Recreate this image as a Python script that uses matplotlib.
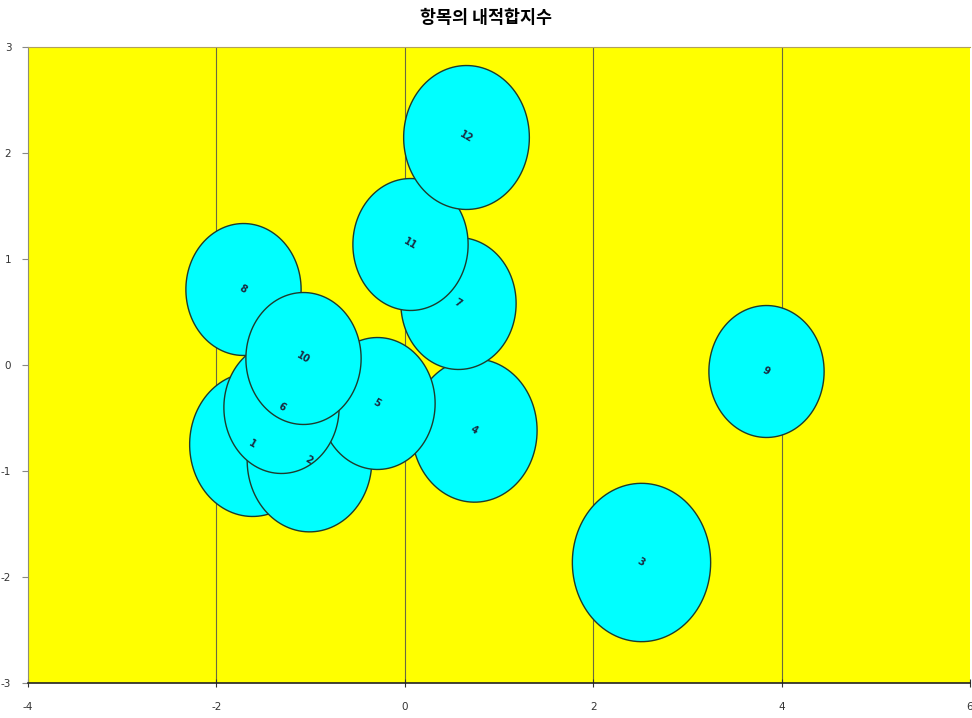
import numpy as np
import matplotlib.pyplot as plt
from matplotlib.path import Path

plt.rcParams['font.family'] = ['Noto Sans CJK KR', 'DejaVu Sans']

# item number, x (infit), y, bubble size
items = ['1', '2', '3', '4', '5', '6', '7', '8', '9', '10', '11', '12']
x_vals = [-1.62, -1.02, 2.51, 0.735, -0.295, -1.31, 0.565, -1.72, 3.83, -1.08, 0.055, 0.65]
y_vals = [-0.745, -0.90, -1.86, -0.61, -0.36, -0.40, 0.585, 0.72, -0.06, 0.066, 1.14, 2.15]
sizes = [1.19, 1.17, 1.44, 1.18, 1.0, 1.0, 1.0, 1.0, 1.0, 1.0, 1.0, 1.19]

x_ticks = [-4, -2, 0, 2, 4, 6]
y_ticks = [-3, -2, -1, 0, 1, 2, 3]

# bubbles are slightly taller than wide
t = np.linspace(0, 2 * np.pi, 120)
ellipse = Path(np.column_stack([np.cos(t) / 1.145, np.sin(t)]), closed=True)

fig = plt.figure(figsize=(9.72, 7.18), dpi=100)
ax = fig.add_axes([28 / 972, 35 / 718, 942 / 972, 636 / 718])
ax.set_facecolor('#FFFF00')

base = 95.0 ** 2
for i in range(len(items)):
    ax.scatter(x_vals[i], y_vals[i], s=base * sizes[i], marker=ellipse,
               facecolor='#00FFFF', edgecolor='#1e3b2c', linewidth=1.0, zorder=3 + i)
# labels sit on top of every bubble
for i in range(len(items)):
    ax.text(x_vals[i], y_vals[i], items[i], fontsize=7, fontweight='bold',
            color='#1a2a40', rotation=-30, ha='center', va='center',
            family='DejaVu Sans', zorder=50)

ax.set_xlim(-4, 6)
ax.set_ylim(-3, 3)
ax.set_xticks(x_ticks)
ax.set_yticks(y_ticks)
ax.set_xticklabels([str(v) for v in x_ticks], fontsize=7.5, color='#333333', family='DejaVu Sans')
ax.set_yticklabels([str(v) for v in y_ticks], fontsize=7.5, color='#333333', family='DejaVu Sans')
ax.tick_params(axis='x', direction='inout', length=6, width=0.8, pad=11, color='#333333')
ax.tick_params(axis='y', direction='out', length=4, width=0.8, pad=8, color='#888888')

for gx in [-2, 0, 2, 4]:
    ax.axvline(gx, color='#6a6a40', linewidth=0.8, zorder=1)

ax.spines['top'].set_color('#b0a060')
ax.spines['left'].set_color('#909070')
ax.spines['right'].set_visible(False)
ax.spines['bottom'].set_color('#222222')
ax.spines['bottom'].set_linewidth(1.2)
ax.spines['bottom'].set_linestyle((0, (2, 1)))

fig.text(0.5, 1 - 18 / 718, '항목의 내적합지수', ha='center', va='center',
         fontsize=12.5, fontweight='bold')

fig.savefig('out.png', dpi=100)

▶ _WHAT YOU SHOULD DO_: Show all lines from the listing above in which "matplotlib" appears.

▶ _RESULT_:
Recreate this image as a Python script that uses matplotlib.
import matplotlib.pyplot as plt
from matplotlib.path import Path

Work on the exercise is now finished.